Three years ago, I cut my hair from chest-length to around chin-length. No big reason behind the chop, I just thought it would be nice to try a new style, plus I thought a sophisticated short cut might keep people from thinking I was in high school when really I was about to start graduate school.
To me, it was just like any other haircut. I was happy with my new style and I’ve never regretted it. But judging from the media coverage following a certain celebrity’s transition from long locks to a shorter ‘do, you’d think cutting a few inches of hair is one of the most emotionally charged, drastic decisions a person can make.
Why does a decision as inconsequential as taking scissors to hair rile people up so much? Just watch any season of America’s Next Top Model on makeover day, when inevitably one of the contestants will go from having long mermaid hair to a pixie cut and she will behave like Tyra just asked her to amputate her thumbs. It’s the reaction of a person conditioned all her life to believe long hair is beautiful and feminine, and short hair is frumpy and undesirable.
Think about it: when was the last time you saw short hair presented as sultry in the media? From shampoo commercials to romantic comedies, the ideal mane always seems to stretch past the shoulders. The media teaches us that short hair is, at best, edgy, and at worst a form of punishment. The dichotomy of long hair as beautiful and short hair as a dubious choice is stressed at every turn – even in the middle of a glowing review for Anne Hathaway’s performance in Les Miserables, the critic takes the time to note that Hathaway’s hair at the premier is “appealing, but still short” early in the article. The underlying message: short hair can be acceptable, but only as a transitional state. Its only redeeming quality is that it can grow.

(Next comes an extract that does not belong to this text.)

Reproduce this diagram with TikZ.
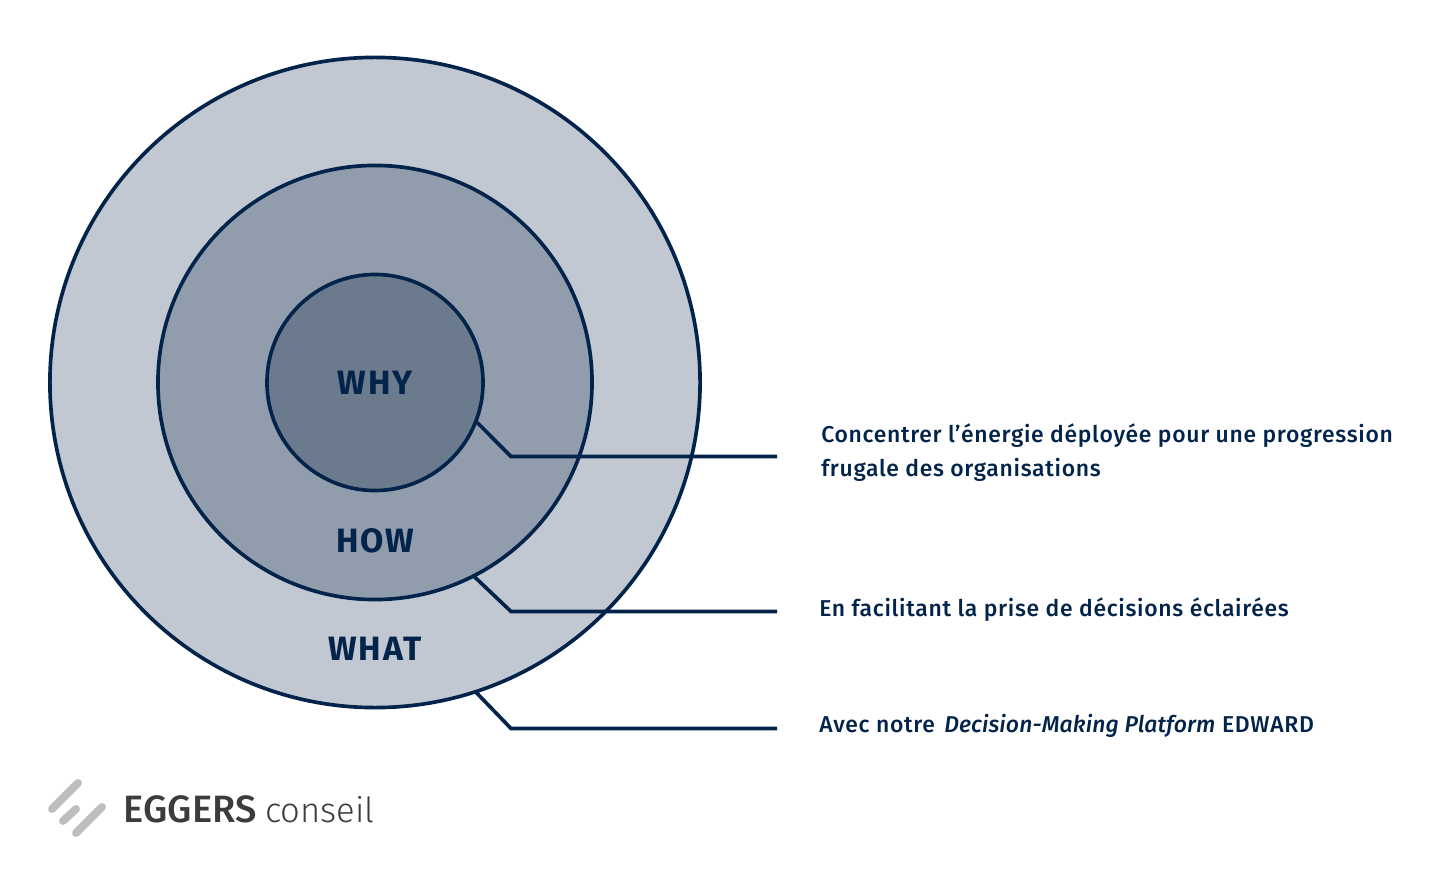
\documentclass[tikz,border=0pt]{standalone}
\usepackage{fontspec}
\setmainfont{Fira Sans}
\newfontfamily\descfont[LetterSpace=3,ItalicFont={Fira Sans Medium Italic},ItalicFeatures={LetterSpace=0.6}]{Fira Sans Medium}
\newfontfamily\titlefont[LetterSpace=5]{Fira Sans Bold}
\newfontfamily\logofont{Fira Sans Medium}
\newfontfamily\logolight{Fira Sans Light}
\usepackage{xcolor}
\usetikzlibrary{positioning}
\definecolor{navy}{RGB}{2,35,74}
\definecolor{ringwhat}{RGB}{193,200,209}
\definecolor{ringhow}{RGB}{145,157,173}
\definecolor{ringwhy}{RGB}{108,122,141}
\definecolor{logogray}{RGB}{189,189,189}
\definecolor{logotext}{RGB}{60,60,60}

\begin{document}
\begin{tikzpicture}[
  x=0.025cm, y=-0.025cm,
  ring/.style={
    draw=navy, circle, line width=2.6pt,
    inner sep=0pt, outer sep=0pt
  },
  title/.style={font=\titlefont\fontsize{24}{28}\selectfont, text=navy, inner sep=0pt},
  desc/.style={
    font=\descfont\fontsize{16.3}{24.2}\selectfont, text=navy, anchor=west,
    align=left, inner sep=0pt
  },
  link/.style={draw=navy, line width=2.6pt, line join=miter},
  stroke/.style={draw=logogray, line width=5.6pt, line cap=round},
]
\useasboundingbox (0,0) rectangle (1440,880);

% Circles
\node[ring, fill=ringwhat, minimum size=16.25cm] (what) at (375,382.5) {};
\node[ring, fill=ringhow, minimum size=10.85cm] (how) at (375,382.5) {};
\node[ring, fill=ringwhy, minimum size=5.4cm] (why) at (375,382.5) {};

% Titles
\node[title] (whylabel) at (375,383) {WHY};
\node[title] (howlabel) at (375,541) {HOW};
\node[title] (whatlabel) at (375,649) {WHAT};

% Descriptions
\node[desc] (whytext) at (821,452.5) {Concentrer l’énergie déployée pour une progression\\frugale des organisations};
\node[desc] (howtext) at (819,609.5) {En facilitant la prise de décisions éclairées};
\node[desc] (whattext) at (819,725.5) {Avec notre\hspace{2pt} \textit{Decision-Making Platform} EDWARD};

% Connectors
\coordinate (whyknee) at (511,456.5);
\coordinate (whyend) at (777,456.5);
\coordinate (howknee) at (511,611.5);
\coordinate (howend) at (777,611.5);
\coordinate (whatknee) at (511,728.5);
\coordinate (whatend) at (777,728.5);
\draw[link] (why.-21) -- (whyknee) -- (whyend);
\draw[link] (how.-63) -- (howknee) -- (howend);
\draw[link] (what.-72.5) -- (whatknee) -- (whatend);

% Logo
\draw[stroke] (52,809) -- (78,783);
\draw[stroke] (63,821) -- (76,809);
\draw[stroke] (76,833) -- (102,807);
\node[anchor=west, inner sep=0pt, text=logotext] (logo) at (123.5,809) {{\logofont\fontsize{27.1}{30}\selectfont EGGERS}\hspace{6pt}{\logolight\fontsize{24.6}{30}\selectfont conseil}};

\end{tikzpicture}
\end{document}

I am tired of all the judgments that come along with the way we choose to wear the keratin that grows out of our heads. I would like to say that I have always been immune to the pressure to wear my hair a certain way, but that’s not the case. As a curly-haired teenager living in a city where there were no curls in sight, I straightened them until they refused to curl anymore (the issue of curly hair being regarded as less pretty deserves its very own article). I can’t remember what sparked my “a-ha!” moment that the only person I needed to please with my hair was myself, but I had to grab onto that conviction hard when I decided to quit straightening for good, because I had no support for my decision. Even now, years later, it’s hard for me to understand why everyone else seemed so bothered by the way I wanted to wear my hair. To me, it was about more than just saving 30 minutes each time I washed my hair; it was about taking the reins of the way I wanted to look back from a socially constructed ideal. Back then I couldn’t find the words to explain it, but if I could go back I think I’d say something similar to Jada Pinkett-Smith when she defended her daughter Willow’s decision to shave her head:
“[Willow’s hairstyle is] a statement that claims that even little girls have the RIGHT to own themselves and should not be a slave to even their mother’s deepest insecurities, hopes and desires. Even little girls should not be a slave to the preconceived ideas of what a culture believes a little girl should be.”

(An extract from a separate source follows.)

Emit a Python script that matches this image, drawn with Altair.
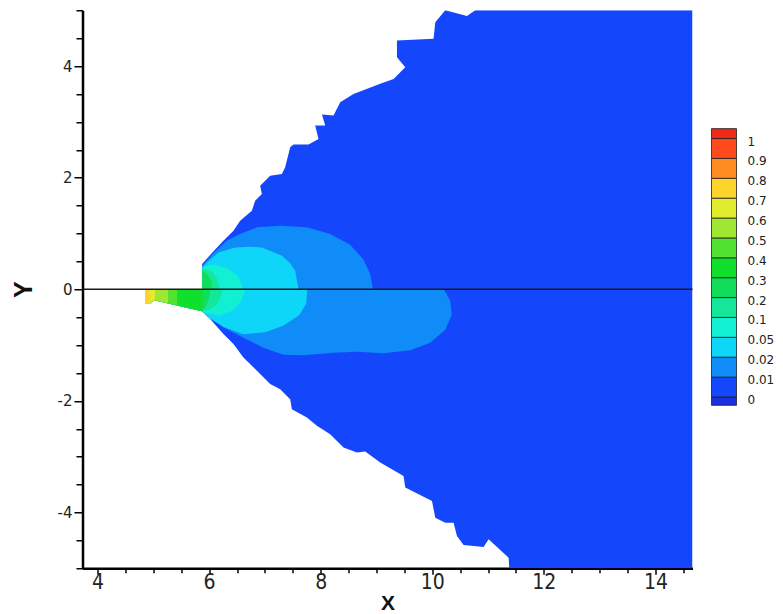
import altair as alt
import pandas as pd

# ---------------- axis ticks ----------------
X_TICKS = [4.0, 4.5, 5.0, 5.5, 6.0, 6.5, 7.0, 7.5, 8.0, 8.5, 9.0, 9.5, 10.0, 10.5,
           11.0, 11.5, 12.0, 12.5, 13.0, 13.5, 14.0, 14.5]
Y_TICKS = [-5.0, -4.5, -4.0, -3.5, -3.0, -2.5, -2.0, -1.5, -1.0, -0.5, 0.0,
           0.5, 1.0, 1.5, 2.0, 2.5, 3.0, 3.5, 4.0, 4.5, 5.0]

# ---------------- contour bands (colour per band) ----------------
BIN_LO = [-0.42, 0, 1, 2, 3, 4, 5, 6, 7, 8, 9, 10, 11, 12, 13]
BIN_HI = [0, 1, 2, 3, 4, 5, 6, 7, 8, 9, 10, 11, 12, 13, 13.5]
BIN_COLORS = ["#1a30e0", "#1446fb", "#0f8cf8", "#0ed6f8", "#12f0d4", "#14e69a",
              "#12dc5c", "#10e02c", "#52e232", "#a2e634", "#e2ec2e", "#fcd42c",
              "#ff8c22", "#ff4a1e", "#f02818"]
LEG_POS = [0, 1, 2, 3, 4, 5, 6, 7, 8, 9, 10, 11, 12, 13]
LEG_LABELS = ["0", "0.01", "0.02", "0.05", "0.1", "0.2", "0.3", "0.4", "0.5",
              "0.6", "0.7", "0.8", "0.9", "1"]

# ---------------- upper half (y > 0) ----------------
UP_ENV_X = [5.874, 5.874, 6.054, 6.256, 6.436, 6.556, 6.766, 6.825, 6.945, 6.915,
            7.094, 7.304, 7.363, 7.453, 7.512, 7.781, 7.961, 7.901, 8.081, 8.022,
            8.230, 8.350, 8.588, 9.067, 9.306, 9.516, 9.367, 9.367, 10.023, 10.054,
            10.233, 10.622, 10.771, 14.665, 14.665]
UP_ENV_Y = [0, 0.452, 0.655, 0.870, 1.049, 1.229, 1.408, 1.587, 1.708, 1.857,
            2.036, 2.066, 2.185, 2.543, 2.592, 2.592, 2.694, 2.933, 2.933, 3.130,
            3.112, 3.351, 3.501, 3.681, 3.770, 3.978, 4.158, 4.457, 4.488, 4.786,
            5.0, 4.897, 5.0, 5.0, 0]

UP_L1_X = [5.874, 5.874, 6.054, 6.317, 6.556, 6.856, 7.274, 7.752, 8.170, 8.529,
           8.768, 8.888, 8.936]
UP_L1_Y = [0, 0.422, 0.628, 0.870, 0.990, 1.109, 1.139, 1.109, 0.990, 0.798,
           0.529, 0.273, 0]

UP_L2_X = [5.874, 5.874, 5.959, 6.167, 6.466, 6.700, 6.945, 7.304, 7.450, 7.543, 7.602]
UP_L2_Y = [0, 0.386, 0.481, 0.660, 0.750, 0.762, 0.750, 0.601, 0.470, 0.332, 0]

UP_L3_X = [5.874, 5.874, 6.000, 6.108, 6.346, 6.526, 6.615]
UP_L3_Y = [0, 0.395, 0.430, 0.439, 0.368, 0.224, 0]

UP_L4_X = [5.874, 5.874, 6.036, 6.143, 6.197]
UP_L4_Y = [0, 0.377, 0.332, 0.188, 0]

UP_L5_X = [5.874, 5.874, 5.964, 6.036, 6.054]
UP_L5_Y = [0, 0.332, 0.278, 0.152, 0]

# ---------------- lower half (y < 0) ----------------
LO_ENV_X = [4.852, 4.852, 4.942, 5.001, 5.874, 6.018, 6.256, 6.436, 6.615, 6.825,
            7.094, 7.274, 7.453, 7.483, 7.752, 7.932, 8.170, 8.409, 8.649, 8.798,
            9.067, 9.485, 9.516, 9.995, 10.054, 10.233, 10.382, 10.443, 10.561, 10.920,
            11.010, 11.369, 11.381, 14.665, 14.665]
LO_ENV_Y = [0, -0.260, -0.260, -0.194, -0.395, -0.535, -0.804, -0.983, -1.223, -1.431,
            -1.700, -1.790, -1.970, -2.149, -2.300, -2.448, -2.597, -2.838, -2.927, -2.909,
            -3.107, -3.345, -3.555, -3.794, -4.093, -4.183, -4.183, -4.422, -4.583, -4.619,
            -4.481, -4.811, -5.0, -5.0, 0]

LO_L1_X = [4.852, 4.852, 4.942, 5.001, 5.874, 6.256, 6.615, 6.974, 7.333, 7.691,
           8.230, 8.655, 9.126, 9.605, 9.964, 10.233, 10.350, 10.323, 10.206]
LO_L1_Y = [0, -0.260, -0.260, -0.194, -0.395, -0.685, -0.870, -1.049, -1.175, -1.184,
           -1.139, -1.121, -1.148, -1.094, -0.960, -0.726, -0.457, -0.206, 0]

LO_L2_X = [4.852, 4.852, 4.942, 5.001, 5.874, 5.964, 6.251, 6.610, 7.004, 7.327,
           7.614, 7.740, 7.758]
LO_L2_Y = [0, -0.260, -0.260, -0.194, -0.395, -0.493, -0.673, -0.807, -0.771, -0.655,
           -0.466, -0.260, 0]

LO_L3_X = [4.852, 4.852, 4.942, 5.001, 5.874, 5.928, 6.179, 6.413, 6.574, 6.646]
LO_L3_Y = [0, -0.260, -0.260, -0.194, -0.395, -0.422, -0.475, -0.386, -0.224, 0]

LO_L4_X = [4.852, 4.852, 4.942, 5.001, 5.874, 6.018, 6.143, 6.224, 6.233]
LO_L4_Y = [0, -0.260, -0.260, -0.194, -0.395, -0.359, -0.269, -0.090, 0]

LO_L5_X = [4.852, 4.852, 4.942, 5.001, 5.874, 5.946, 6.000, 6.018]
LO_L5_Y = [0, -0.260, -0.260, -0.194, -0.395, -0.296, -0.152, 0]

LO_L6_X = [4.852, 4.852, 4.942, 5.001, 5.857, 5.883, 5.883]
LO_L6_Y = [0, -0.260, -0.260, -0.194, -0.389, -0.206, 0]

LO_L7_X = [4.852, 4.852, 4.942, 5.001, 5.426, 5.426]
LO_L7_Y = [0, -0.260, -0.260, -0.194, -0.287, 0]

LO_L8_X = [4.852, 4.852, 4.942, 5.001, 5.265, 5.265]
LO_L8_Y = [0, -0.260, -0.260, -0.194, -0.251, 0]

LO_L9_X = [4.852, 4.852, 4.942, 5.001, 5.031, 5.031]
LO_L9_Y = [0, -0.260, -0.260, -0.194, -0.201, 0]

LO_L10_X = [4.852, 4.852, 4.942, 4.942]
LO_L10_Y = [0, -0.260, -0.260, 0]

# drawing order: outer (low) levels first, inner (high) levels on top
POLYGONS = [
    (UP_ENV_X, UP_ENV_Y, 1), (LO_ENV_X, LO_ENV_Y, 1),
    (UP_L1_X, UP_L1_Y, 2), (LO_L1_X, LO_L1_Y, 2),
    (UP_L2_X, UP_L2_Y, 3), (LO_L2_X, LO_L2_Y, 3),
    (UP_L3_X, UP_L3_Y, 4), (LO_L3_X, LO_L3_Y, 4),
    (UP_L4_X, UP_L4_Y, 5), (LO_L4_X, LO_L4_Y, 5),
    (UP_L5_X, UP_L5_Y, 6), (LO_L5_X, LO_L5_Y, 6),
    (LO_L6_X, LO_L6_Y, 7), (LO_L7_X, LO_L7_Y, 8),
    (LO_L8_X, LO_L8_Y, 9), (LO_L9_X, LO_L9_Y, 10),
    (LO_L10_X, LO_L10_Y, 11),
]

MAJOR = "datum.value % 2 === 0"

x_axis = alt.Axis(
    values=X_TICKS, title="X", grid=False,
    labelExpr=MAJOR + " ? '' + datum.value : ''",
    tickSize={"condition": {"test": MAJOR, "value": 6}, "value": 4.5},
    tickWidth=1.5, tickColor="black", domainColor="black", domainWidth=2.5,
    labelFont="Liberation Sans Narrow, DejaVu Sans Condensed, sans-serif",
    labelFontSize={"condition": {"test": MAJOR, "value": 21}, "value": 0},
    labelColor="#222222", labelPadding=-3,
    labelFlush=False, labelOverlap=False,
    titleFont="Liberation Sans", titleFontSize=21, titleFontWeight="bold",
    titleColor="#111111", titleY=41.5, titleBaseline="alphabetic",
)
y_axis = alt.Axis(
    values=Y_TICKS, title="Y", grid=False,
    labelExpr=MAJOR + " ? '' + datum.value : ''",
    tickSize={"condition": {"test": MAJOR, "value": 8.5}, "value": 6.5},
    tickWidth=1.5, tickColor="black", domainColor="black", domainWidth=2.5,
    labelFont="DejaVu Sans",
    labelFontSize={"condition": {"test": MAJOR, "value": 15}, "value": 0},
    labelColor="#222222", labelPadding=2,
    labelOverlap=False,
    titleFont="Liberation Sans", titleFontSize=25, titleFontWeight="bold",
    titleColor="#111111", titleAngle=270, titleX=-59, titleY=279,
    titleAlign="center", titleBaseline="middle",
)

X_ENC = alt.X("x:Q", scale=alt.Scale(domain=[3.73, 14.665], nice=False, zero=False), axis=x_axis)
Y_ENC = alt.Y("y:Q", scale=alt.Scale(domain=[-5, 5], nice=False, zero=False), axis=y_axis)

layers = []
for xs, ys, ci in POLYGONS:
    df = pd.DataFrame({"x": xs, "y": ys, "i": list(range(len(xs)))})
    layers.append(
        alt.Chart(df).mark_line(filled=True, color=BIN_COLORS[ci], clip=True).encode(
            x=X_ENC, y=Y_ENC, order=alt.Order("i:Q")
        )
    )

zero_df = pd.DataFrame({"y": [0.0]})
layers.append(
    alt.Chart(zero_df).mark_rule(color="#1a1a1a", strokeWidth=1.5).encode(y=Y_ENC)
)

main = alt.layer(*layers).properties(width=610, height=558)

# ---------------- colour bar legend ----------------
leg_df = pd.DataFrame({"lo": BIN_LO, "hi": BIN_HI, "c": BIN_COLORS,
                       "x0": [0] * len(BIN_LO), "x1": [1] * len(BIN_LO)})
LEG_Y = alt.Scale(domain=[-8.618, 19.455], nice=False, zero=False)
LEG_X = alt.Scale(domain=[0, 1], nice=False, zero=False)

leg_rect = alt.Chart(leg_df).mark_rect(stroke="#1e1e1e", strokeWidth=0.8).encode(
    x=alt.X("x0:Q", scale=LEG_X, axis=None),
    x2="x1:Q",
    y=alt.Y("lo:Q", scale=LEG_Y, axis=None),
    y2="hi:Q",
    color=alt.Color("c:N", scale=None),
)
txt_df = pd.DataFrame({"j": LEG_POS, "t": LEG_LABELS, "x": [1] * len(LEG_POS)})
leg_txt = alt.Chart(txt_df).mark_text(
    align="left", baseline="middle", dx=11, dy=3,
    font="DejaVu Sans", fontSize=12, color="#222222",
).encode(
    x=alt.X("x:Q", scale=LEG_X, axis=None),
    y=alt.Y("j:Q", scale=LEG_Y, axis=None),
    text="t:N",
)
legend = alt.layer(leg_rect, leg_txt).properties(width=25, height=558)

chart = alt.hconcat(main, legend, spacing=19, bounds="flush").properties(
    padding={"left": 3.5, "top": 1.25, "right": 0, "bottom": 0}
).configure_view(stroke=None)

chart.save("out.html", embed_options={"renderer": "svg", "actions": False})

Currently, I am letting my hair grow out again, because after three years of short hair I am ready for a different style. But that’s not to say that I will keep my hair long forever; in another few years I’ll probably want a change again. Someday, I hope our bodies will stop being battlegrounds, and to me one of the first baby steps in that direction is taking control of our style without regards for the way society tells us we ought to look. I wear my hair the way it makes me happy because my happiness makes me feel beautiful.